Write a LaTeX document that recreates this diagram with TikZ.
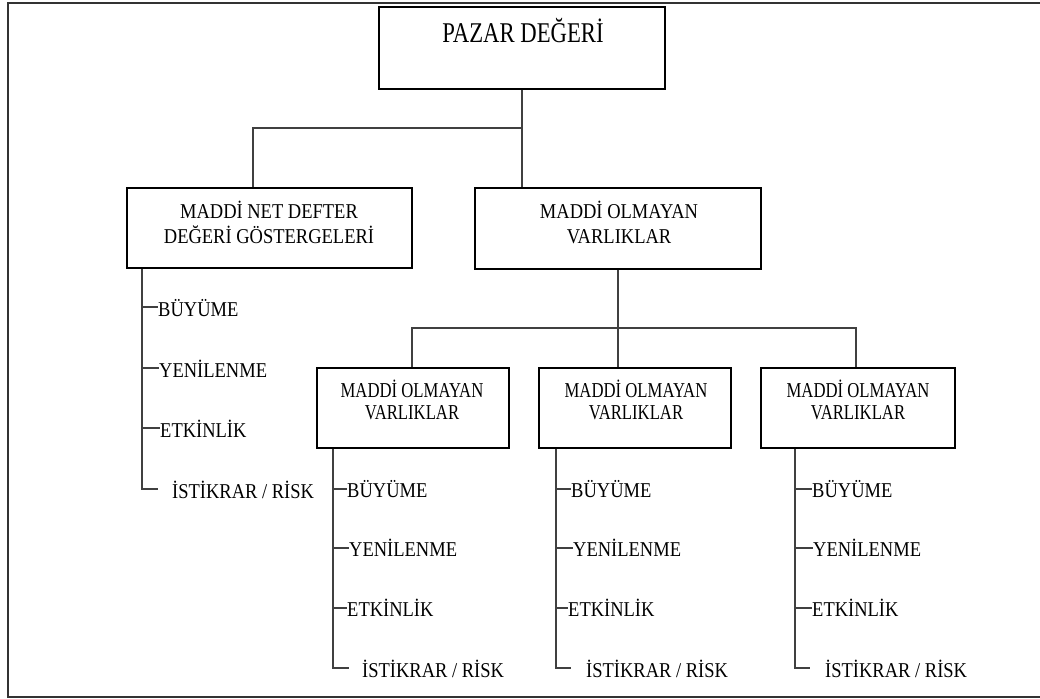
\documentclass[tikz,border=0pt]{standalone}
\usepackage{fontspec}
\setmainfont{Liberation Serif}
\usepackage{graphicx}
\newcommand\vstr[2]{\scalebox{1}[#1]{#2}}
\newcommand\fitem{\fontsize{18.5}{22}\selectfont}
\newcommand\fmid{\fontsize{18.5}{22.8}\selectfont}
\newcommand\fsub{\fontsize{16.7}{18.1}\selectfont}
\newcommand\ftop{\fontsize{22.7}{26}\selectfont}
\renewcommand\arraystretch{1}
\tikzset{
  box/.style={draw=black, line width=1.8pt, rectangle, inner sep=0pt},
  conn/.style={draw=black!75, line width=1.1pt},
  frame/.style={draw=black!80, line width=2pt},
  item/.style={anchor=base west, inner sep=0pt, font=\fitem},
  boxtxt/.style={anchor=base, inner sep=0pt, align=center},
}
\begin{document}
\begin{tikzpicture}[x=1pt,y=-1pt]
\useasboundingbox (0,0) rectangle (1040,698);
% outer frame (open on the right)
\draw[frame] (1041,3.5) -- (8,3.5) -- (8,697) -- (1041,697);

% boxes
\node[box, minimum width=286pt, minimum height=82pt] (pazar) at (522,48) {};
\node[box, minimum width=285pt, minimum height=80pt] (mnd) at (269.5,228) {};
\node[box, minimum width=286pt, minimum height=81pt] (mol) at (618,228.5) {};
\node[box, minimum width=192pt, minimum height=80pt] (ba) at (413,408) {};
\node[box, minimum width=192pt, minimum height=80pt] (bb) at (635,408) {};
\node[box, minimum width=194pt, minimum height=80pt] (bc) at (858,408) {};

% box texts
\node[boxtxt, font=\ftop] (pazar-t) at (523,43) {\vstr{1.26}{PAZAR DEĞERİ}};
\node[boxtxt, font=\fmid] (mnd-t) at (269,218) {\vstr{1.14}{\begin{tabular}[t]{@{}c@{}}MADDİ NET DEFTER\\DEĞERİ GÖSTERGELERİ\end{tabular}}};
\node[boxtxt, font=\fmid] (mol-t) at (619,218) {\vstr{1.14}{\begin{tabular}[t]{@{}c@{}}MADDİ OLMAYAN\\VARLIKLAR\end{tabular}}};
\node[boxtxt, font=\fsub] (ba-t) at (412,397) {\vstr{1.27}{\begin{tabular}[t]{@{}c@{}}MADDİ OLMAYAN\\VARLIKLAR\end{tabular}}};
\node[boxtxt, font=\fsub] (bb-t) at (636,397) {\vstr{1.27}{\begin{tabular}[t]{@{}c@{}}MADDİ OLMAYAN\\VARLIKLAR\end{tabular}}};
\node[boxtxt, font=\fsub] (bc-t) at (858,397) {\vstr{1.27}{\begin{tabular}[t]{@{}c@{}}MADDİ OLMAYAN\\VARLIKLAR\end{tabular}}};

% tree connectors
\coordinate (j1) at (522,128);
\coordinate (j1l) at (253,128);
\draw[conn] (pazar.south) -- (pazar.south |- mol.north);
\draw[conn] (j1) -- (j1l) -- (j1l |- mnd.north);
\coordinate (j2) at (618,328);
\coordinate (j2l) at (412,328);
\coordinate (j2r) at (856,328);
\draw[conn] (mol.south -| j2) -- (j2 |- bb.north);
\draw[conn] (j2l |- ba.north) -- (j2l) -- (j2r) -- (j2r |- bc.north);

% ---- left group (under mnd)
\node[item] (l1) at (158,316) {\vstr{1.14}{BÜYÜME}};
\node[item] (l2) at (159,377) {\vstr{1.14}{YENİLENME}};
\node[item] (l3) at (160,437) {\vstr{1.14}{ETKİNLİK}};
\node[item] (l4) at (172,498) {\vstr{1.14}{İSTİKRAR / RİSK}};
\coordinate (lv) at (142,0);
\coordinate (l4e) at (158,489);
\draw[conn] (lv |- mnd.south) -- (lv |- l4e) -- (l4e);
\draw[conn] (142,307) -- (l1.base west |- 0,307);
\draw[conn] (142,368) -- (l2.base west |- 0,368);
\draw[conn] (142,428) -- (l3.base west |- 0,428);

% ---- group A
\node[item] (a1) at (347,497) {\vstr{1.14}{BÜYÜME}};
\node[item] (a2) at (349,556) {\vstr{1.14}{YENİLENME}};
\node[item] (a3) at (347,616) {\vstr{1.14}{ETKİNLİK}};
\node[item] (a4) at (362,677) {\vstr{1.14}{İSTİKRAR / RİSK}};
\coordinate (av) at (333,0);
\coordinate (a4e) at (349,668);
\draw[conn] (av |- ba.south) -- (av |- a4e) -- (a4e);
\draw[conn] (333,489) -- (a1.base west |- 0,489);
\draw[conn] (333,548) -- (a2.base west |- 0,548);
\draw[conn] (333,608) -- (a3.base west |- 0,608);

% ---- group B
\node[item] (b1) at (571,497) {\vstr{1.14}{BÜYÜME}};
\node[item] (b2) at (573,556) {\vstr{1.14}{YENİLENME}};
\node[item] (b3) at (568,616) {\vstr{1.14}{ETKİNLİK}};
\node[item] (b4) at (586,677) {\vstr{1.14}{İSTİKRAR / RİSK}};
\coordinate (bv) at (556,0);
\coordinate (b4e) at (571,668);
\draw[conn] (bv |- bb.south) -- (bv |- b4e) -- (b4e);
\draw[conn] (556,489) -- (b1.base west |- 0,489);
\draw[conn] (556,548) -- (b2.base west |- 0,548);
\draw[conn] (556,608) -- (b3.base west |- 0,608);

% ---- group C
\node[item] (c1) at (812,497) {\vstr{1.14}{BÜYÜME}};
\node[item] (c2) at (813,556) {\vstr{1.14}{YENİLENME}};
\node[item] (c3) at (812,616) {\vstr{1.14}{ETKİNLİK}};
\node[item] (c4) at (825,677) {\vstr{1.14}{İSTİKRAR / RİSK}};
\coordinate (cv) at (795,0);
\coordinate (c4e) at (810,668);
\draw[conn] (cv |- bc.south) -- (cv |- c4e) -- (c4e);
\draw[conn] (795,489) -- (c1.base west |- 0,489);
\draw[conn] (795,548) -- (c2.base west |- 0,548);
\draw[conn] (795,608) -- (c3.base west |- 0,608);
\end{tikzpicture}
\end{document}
————————
- **EXERCISE DETAILS**
What is needed is an exact reproduction of the data, pictures excluded.

- **EXERCISE SOLUTION**
Write a LaTeX document that recreates this diagram with TikZ.
\documentclass[tikz,border=0pt]{standalone}
\usepackage{fontspec}
\setmainfont{Liberation Serif}
\usepackage{graphicx}
\newcommand\vstr[2]{\scalebox{1}[#1]{#2}}
\newcommand\fitem{\fontsize{18.5}{22}\selectfont}
\newcommand\fmid{\fontsize{18.5}{22.8}\selectfont}
\newcommand\fsub{\fontsize{16.7}{18.1}\selectfont}
\newcommand\ftop{\fontsize{22.7}{26}\selectfont}
\renewcommand\arraystretch{1}
\tikzset{
  box/.style={draw=black, line width=1.8pt, rectangle, inner sep=0pt},
  conn/.style={draw=black!75, line width=1.1pt},
  frame/.style={draw=black!80, line width=2pt},
  item/.style={anchor=base west, inner sep=0pt, font=\fitem},
  boxtxt/.style={anchor=base, inner sep=0pt, align=center},
}
\begin{document}
\begin{tikzpicture}[x=1pt,y=-1pt]
\useasboundingbox (0,0) rectangle (1040,698);
% outer frame (open on the right)
\draw[frame] (1041,3.5) -- (8,3.5) -- (8,697) -- (1041,697);

% boxes
\node[box, minimum width=286pt, minimum height=82pt] (pazar) at (522,48) {};
\node[box, minimum width=285pt, minimum height=80pt] (mnd) at (269.5,228) {};
\node[box, minimum width=286pt, minimum height=81pt] (mol) at (618,228.5) {};
\node[box, minimum width=192pt, minimum height=80pt] (ba) at (413,408) {};
\node[box, minimum width=192pt, minimum height=80pt] (bb) at (635,408) {};
\node[box, minimum width=194pt, minimum height=80pt] (bc) at (858,408) {};

% box texts
\node[boxtxt, font=\ftop] (pazar-t) at (523,43) {\vstr{1.26}{PAZAR DEĞERİ}};
\node[boxtxt, font=\fmid] (mnd-t) at (269,218) {\vstr{1.14}{\begin{tabular}[t]{@{}c@{}}MADDİ NET DEFTER\\DEĞERİ GÖSTERGELERİ\end{tabular}}};
\node[boxtxt, font=\fmid] (mol-t) at (619,218) {\vstr{1.14}{\begin{tabular}[t]{@{}c@{}}MADDİ OLMAYAN\\VARLIKLAR\end{tabular}}};
\node[boxtxt, font=\fsub] (ba-t) at (412,397) {\vstr{1.27}{\begin{tabular}[t]{@{}c@{}}MADDİ OLMAYAN\\VARLIKLAR\end{tabular}}};
\node[boxtxt, font=\fsub] (bb-t) at (636,397) {\vstr{1.27}{\begin{tabular}[t]{@{}c@{}}MADDİ OLMAYAN\\VARLIKLAR\end{tabular}}};
\node[boxtxt, font=\fsub] (bc-t) at (858,397) {\vstr{1.27}{\begin{tabular}[t]{@{}c@{}}MADDİ OLMAYAN\\VARLIKLAR\end{tabular}}};

% tree connectors
\coordinate (j1) at (522,128);
\coordinate (j1l) at (253,128);
\draw[conn] (pazar.south) -- (pazar.south |- mol.north);
\draw[conn] (j1) -- (j1l) -- (j1l |- mnd.north);
\coordinate (j2) at (618,328);
\coordinate (j2l) at (412,328);
\coordinate (j2r) at (856,328);
\draw[conn] (mol.south -| j2) -- (j2 |- bb.north);
\draw[conn] (j2l |- ba.north) -- (j2l) -- (j2r) -- (j2r |- bc.north);

% ---- left group (under mnd)
\node[item] (l1) at (158,316) {\vstr{1.14}{BÜYÜME}};
\node[item] (l2) at (159,377) {\vstr{1.14}{YENİLENME}};
\node[item] (l3) at (160,437) {\vstr{1.14}{ETKİNLİK}};
\node[item] (l4) at (172,498) {\vstr{1.14}{İSTİKRAR / RİSK}};
\coordinate (lv) at (142,0);
\coordinate (l4e) at (158,489);
\draw[conn] (lv |- mnd.south) -- (lv |- l4e) -- (l4e);
\draw[conn] (142,307) -- (l1.base west |- 0,307);
\draw[conn] (142,368) -- (l2.base west |- 0,368);
\draw[conn] (142,428) -- (l3.base west |- 0,428);

% ---- group A
\node[item] (a1) at (347,497) {\vstr{1.14}{BÜYÜME}};
\node[item] (a2) at (349,556) {\vstr{1.14}{YENİLENME}};
\node[item] (a3) at (347,616) {\vstr{1.14}{ETKİNLİK}};
\node[item] (a4) at (362,677) {\vstr{1.14}{İSTİKRAR / RİSK}};
\coordinate (av) at (333,0);
\coordinate (a4e) at (349,668);
\draw[conn] (av |- ba.south) -- (av |- a4e) -- (a4e);
\draw[conn] (333,489) -- (a1.base west |- 0,489);
\draw[conn] (333,548) -- (a2.base west |- 0,548);
\draw[conn] (333,608) -- (a3.base west |- 0,608);

% ---- group B
\node[item] (b1) at (571,497) {\vstr{1.14}{BÜYÜME}};
\node[item] (b2) at (573,556) {\vstr{1.14}{YENİLENME}};
\node[item] (b3) at (568,616) {\vstr{1.14}{ETKİNLİK}};
\node[item] (b4) at (586,677) {\vstr{1.14}{İSTİKRAR / RİSK}};
\coordinate (bv) at (556,0);
\coordinate (b4e) at (571,668);
\draw[conn] (bv |- bb.south) -- (bv |- b4e) -- (b4e);
\draw[conn] (556,489) -- (b1.base west |- 0,489);
\draw[conn] (556,548) -- (b2.base west |- 0,548);
\draw[conn] (556,608) -- (b3.base west |- 0,608);

% ---- group C
\node[item] (c1) at (812,497) {\vstr{1.14}{BÜYÜME}};
\node[item] (c2) at (813,556) {\vstr{1.14}{YENİLENME}};
\node[item] (c3) at (812,616) {\vstr{1.14}{ETKİNLİK}};
\node[item] (c4) at (825,677) {\vstr{1.14}{İSTİKRAR / RİSK}};
\coordinate (cv) at (795,0);
\coordinate (c4e) at (810,668);
\draw[conn] (cv |- bc.south) -- (cv |- c4e) -- (c4e);
\draw[conn] (795,489) -- (c1.base west |- 0,489);
\draw[conn] (795,548) -- (c2.base west |- 0,548);
\draw[conn] (795,608) -- (c3.base west |- 0,608);
\end{tikzpicture}
\end{document}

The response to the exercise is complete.